É relevante esclarecer a diferença entre recusa terapêutica e recusa vacinal. A recusa terapêutica, regulamentada pela Resolução no 2.232/2019 do Conselho Federal de Medicina, ocorre quando um cidadão lúcido, orientado e consciente se nega a receber tratamento que pode propiciar sua cura, desde que não haja risco para a saúde de terceiros. É decisão estritamente autônoma, com suporte em informações esclarecedoras e livres, daí chamá-la de termo de consentimento livre e esclarecido.

Além disso, enquanto na recusa terapêutica as informações contidas no termo de consentimento livre e esclarecido reforçam a autonomia do paciente, na recusa vacinal invariavelmente prepondera a desinformação que se amplia notoriamente diante da disseminação de fake news.

Assim, diferentemente da recusa terapêutica, verdadeira conquista no direito de pacientes, a recusa vacinal representa um problema sanitário que interfere no direito fundamental à saúde da comunidade.

Uma outra questão a esclarecer seria qual o limite entre imposições estatais e a autonomia individual, e qual a distinção sobre o que é obrigatório e o que é compulsório no que concerne à saúde pública.
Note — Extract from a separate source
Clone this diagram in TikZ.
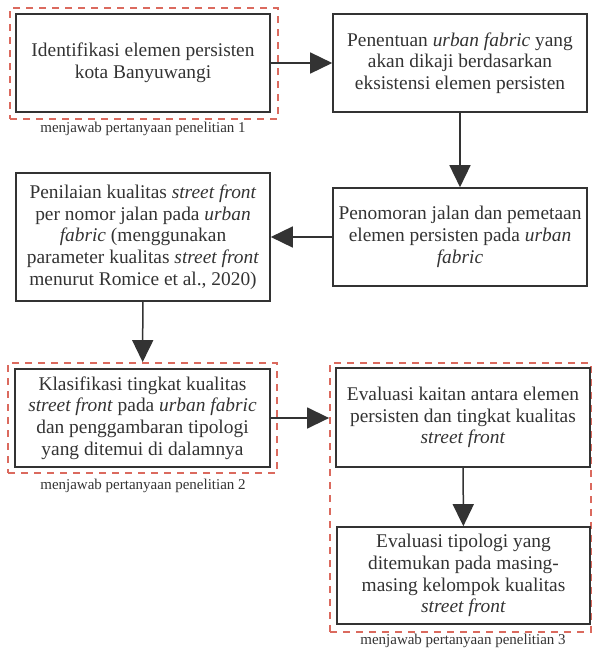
\documentclass[tikz,border=0pt]{standalone}
\usepackage{fontspec}
\setmainfont{Liberation Serif}
\usetikzlibrary{arrows.meta}
\definecolor{inkgray}{HTML}{333333}
\definecolor{answerred}{HTML}{DB6A5E}
\tikzset{
  procbox/.style={draw=inkgray, line width=1.6pt, text=inkgray, align=center,
    minimum width=254pt, minimum height=98pt, inner sep=0pt,
    font=\fontsize{19.4}{21.7}\selectfont},
  answerbox/.style={draw=answerred, line width=1.8pt, dash pattern=on 7pt off 6pt,
    inner sep=0pt},
  answerlabel/.style={text=inkgray, font=\fontsize{15}{16}\selectfont, inner sep=0pt},
  flow/.style={draw=inkgray, line width=1.5pt, -{Triangle[length=22pt, width=21pt]}},
}

\begin{document}
\begin{tikzpicture}[x=1pt, y=-1pt]
\useasboundingbox (0,0) rectangle (593,648);
% dashed frames for the research questions
\node[answerbox, minimum width=268pt, minimum height=111pt] (q1) at (144,63.5) {};
\node[answerbox, minimum width=269pt, minimum height=110pt] (q2) at (142.5,418) {};
\node[answerbox, minimum width=261pt, minimum height=269pt] (q3) at (460.5,497.5) {};
\node[answerlabel] (l1) at (143,129) {menjawab pertanyaan penelitian 1};
\node[answerlabel] (l2) at (143,486) {menjawab pertanyaan penelitian 2};
\node[answerlabel] (l3) at (463,640.5) {menjawab pertanyaan penelitian 3};
% process steps
\node[procbox] (ident) at (143,63) {Identifikasi elemen persisten\\kota Banyuwangi};
\node[procbox] (tentu) at (460,63) {Penentuan \textit{urban fabric} yang\\akan dikaji berdasarkan\\eksistensi elemen persisten};
\node[procbox] (nomor) at (460,237) {Penomoran jalan dan pemetaan\\elemen persisten pada \textit{urban}\\\textit{fabric}};
\node[procbox, minimum height=128pt] (nilai) at (143,237) {Penilaian kualitas \textit{street front}\\per nomor jalan pada \textit{urban}\\\textit{fabric} (menggunakan\\parameter kualitas \textit{street front}\\menurut Romice et al., 2020)};
\node[procbox, minimum width=255pt] (klas) at (142.5,418) {Klasifikasi tingkat kualitas\\\textit{street front} pada \textit{urban fabric}\\dan penggambaran tipologi\\yang ditemui di dalamnya};
\node[procbox, minimum height=99pt] (kait) at (463,417.5) {Evaluasi kaitan antara elemen\\persisten dan tingkat kualitas\\\textit{street front}};
\node[procbox, minimum width=253pt, minimum height=97pt] (tipo) at (463.5,575.5) {Evaluasi tipologi yang\\ditemukan pada masing-\\masing kelompok kualitas\\\textit{street front}};
% connectors
\draw[flow] (ident) -- (tentu);
\draw[flow] (tentu) -- (nomor);
\draw[flow] (nomor) -- (nilai);
\draw[flow] (nilai) -- (q2);
\draw[flow] (klas.east) -- (q3.west |- klas.east);
\draw[flow] (kait) -- (tipo);
\end{tikzpicture}
\end{document}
No entendimento de Mérces da Silva Nunes: “o limite da autonomia individual, em relação à vacinação obrigatória, é a Constituição Federal que em seu artigo 5o, inciso II dispõe que ninguém será obrigado a fazer ou deixar de fazer alguma coisa senão em virtude de lei e o inciso VIII, assegura que ninguém será privado de direitos por motivo de crença religiosa ou de convicção filosófica ou política, salvo se as invocar para eximir-se de obrigação legal a todos imposta e recusar-se a cumprir prestação alternativa, fixada em lei.”

O Supremo Tribunal Federal (STF) decidiu que o Estado pode determinar a obrigatoriedade da vacinação contra a Covid-19. Porém, fica proibido o uso da força para exigir a vacinação, ainda que possam ser aplicadas restrições a direitos de quem recusar a imunização.

Para o Ministro Ricardo Lewandowski, do Supremo Tribunal Federal, “enquanto na vacinação forçada há violação da integridade física da pessoa humana, inclusive, por meio de violência pelo Estado; na vacinação compulsória há a restrição ao exercício de determinadas atividades ou à frequência de determinados lugares”.    

Essa importante decisão, ressalte-se, já estava prevista no regime jurídico da vacina estabelecido pelo Programa Nacional de Imunizações que possibilita a existência de vacinas que sejam facultativas, obrigatórias e compulsórias consoante as peculiaridades de sua incidência e impacto sobre a saúde pública.

Uma das medidas mais efetivas para a prevenção de doenças, individual e coletivamente, ao evitar epidemias, a vacinação foi responsável por erradicar doenças como poliomielite, rubéola congênita e sarampo, e é a arma necessária para impedir que a pandemia de Covid-19 continue a paralisar o planeta.

Do ponto de vista ético, é aceitável defender o direito individual e não aceitar tudo o que seja obrigatório ou compulsório. Mas decidir com autonomia significa estar instruído com boas informações, como as que fez os brasileiros entenderem que em nome do interesse coletivo deveriam adotar a obrigatoriedade do uso do cinto de segurança e que a ninguém é dado o direito de fumar em locais fechados.

Tão importante quanto a responsabilização de quem recusa uma vacina, é a oportunidade de fazer fortalecer a autonomia do cidadão através do fornecimento de boas informações em saúde, que lhe permitam de fato decidir livremente.